His journey ultimately led him to create Timetable, his independently released debut album.  Timetable is the result of many years of dreaming and songwriting, and it sounds like Whalum is trying to condense a lifetime of experience on it, as the album moves among multiple genres while attempting to fully introduce Whalum and his talents to the audience.  The result is an exceptional debut that, despite the various styles, comes across as a thematic album that focuses on Whalum's three loves: Faith, family and music (and sometimes conflicts between them). 

The album's architecture is anchored by five interesting autobiographical spoken word pieces (in which Whalum tells his story and gives credit to his many musical influences) surrounded by groupings of songs, with each monologue bringing the album back to its roots from the interspersed musical wanderings.   The first song grouping features "Tonight," a catchy, smooth jazz number that tells the common lament of a young couple with kids and too little time together, and the duet "Let Him Talk To You" (featuring Tiffany Palmer), a great upbeat cut that straddles smooth jazz and gospel like something from Angie Winans' excellent Melodies of My Heart.  The next song group moves to a bluesier sound with the husbandly confession, "I Love Her Just the Way I Am" and the catchy "Can I See You Again."  Later cuts cover gospel, funk, scat and more straight ahead jazz.  And while some cuts display a clearer debt to Whalum's influences Bobby McFerren ("Too Much TV," "Classical Idea") and, to a lesser extent, Michael Franks ("Honeymoon In Monterey," "Queen of Style"), Timetable remains fully Whalum's album and never sounds derivative.

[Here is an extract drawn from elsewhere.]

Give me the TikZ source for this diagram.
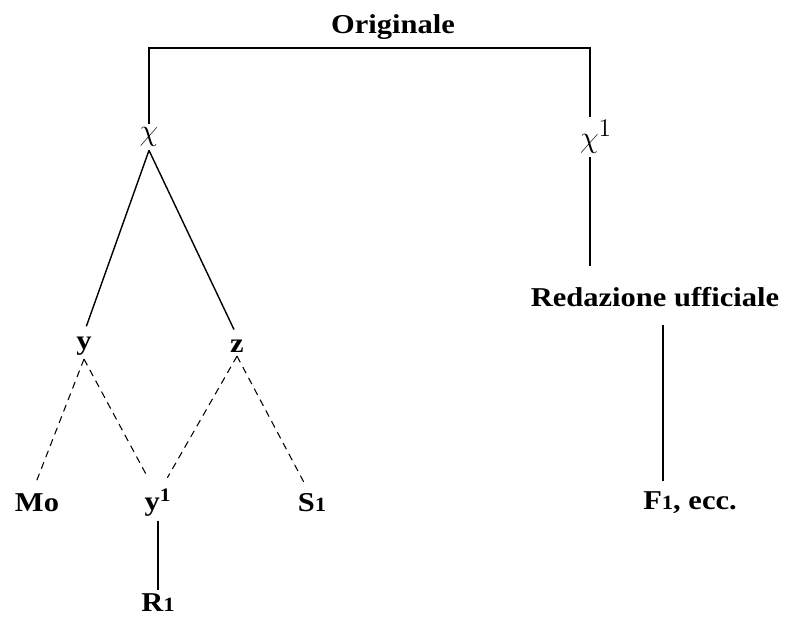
\documentclass[tikz,border=0pt]{standalone}
\usepackage{fontspec}
\setmainfont{Liberation Serif}[FakeStretch=1.12]
\usetikzlibrary{positioning,calc}

\newcommand{\lowone}{{\fontsize{11.5}{12}\selectfont 1}}

\tikzset{
  lbl/.style={font=\fontsize{15.5}{18}\selectfont\bfseries, inner sep=2pt},
  greek/.style={font=\fontsize{19}{22}\selectfont, inner sep=2pt},
  link/.style={line width=0.8pt},
  dlink/.style={line width=0.6pt, dash pattern=on 4pt off 3pt},
}

\begin{document}
\begin{tikzpicture}[x=0.02cm, y=-0.02cm]
  \useasboundingbox (0,0) rectangle (786,616);

  % top of the stemma
  \node[lbl] (orig) at (393,27) {Originale};
  \node[greek] (chi) at (149,137) {$\chi$};
  \node[greek] (chi1) at (596,137) {$\chi^{1}$};
  \coordinate (bar) at (393,48);
  \coordinate (c1) at ($(chi1.south)+(-6,0)$);
  \coordinate (c1top) at ($(chi1.north)+(-6,0)$);

  % left branch
  \node[lbl] (y) at (84,346) {y};
  \node[lbl] (z) at (237,346) {z};
  \node[lbl] (mo) at (37,503) {Mo};
  \node[lbl] (y1) at (158,503) {y\textsuperscript{1}};
  \node[lbl] (s1) at (312,503) {S\lowone};
  \node[lbl] (r1) at (158,603) {R\lowone};

  % right branch
  \node[lbl] (red) at (655,297) {Redazione ufficiale};
  \node[lbl] (f1) at (690,503) {F\lowone, ecc.};
  \coordinate (c2) at ($(red.south)+(8,0)$);

  \draw[link] (chi.north) |- (bar) -| (c1top);
  \draw[link, shorten >=4pt] (chi.south) -- (y.north);
  \draw[link, shorten >=4pt] (chi.south) -- (z.north);
  \draw[dlink, shorten >=5pt] (y.south) -- ($(mo.north)+(-4,0)$);
  \draw[dlink, shorten >=5pt] (y.south) -- ($(y1.north)+(-6,0)$);
  \draw[dlink, shorten >=5pt] (z.south) -- ($(y1.north)+(5,0)$);
  \draw[dlink, shorten >=5pt] (z.south) -- ($(s1.north)+(-4,0)$);
  \draw[link] (y1.south) -- (r1.north);
  \draw[link, shorten >=10pt] (c1) -- (c1 |- red.north);
  \draw[link, shorten <=8pt, shorten >=4pt] (c2) -- (c2 |- f1.north);
\end{tikzpicture}
\end{document}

In a year where we've heard so many great independent releases, Timetable may be my favorite find for a number of reasons:  The musicianship is top notch (brother Kirk's contributions on songs such as "Too Much TV" and "Groove Grow Move Know" are outstanding), the tunes are fine and Whalum's vocal performance is uniformly inspired.  Equally important, however, is that Whalum uses each song to tell a intelligent, engaging story - from love-at-first site on "Can I See You Again," to a romantic kidnapping (?!?) on "Queen of Style."  And it is clear from start to finish that Whalum is having fun singing on Timetable, and that intangible really enriches the album, making it equally fun to listen to.  This is as good an album as you'll hear in 2004.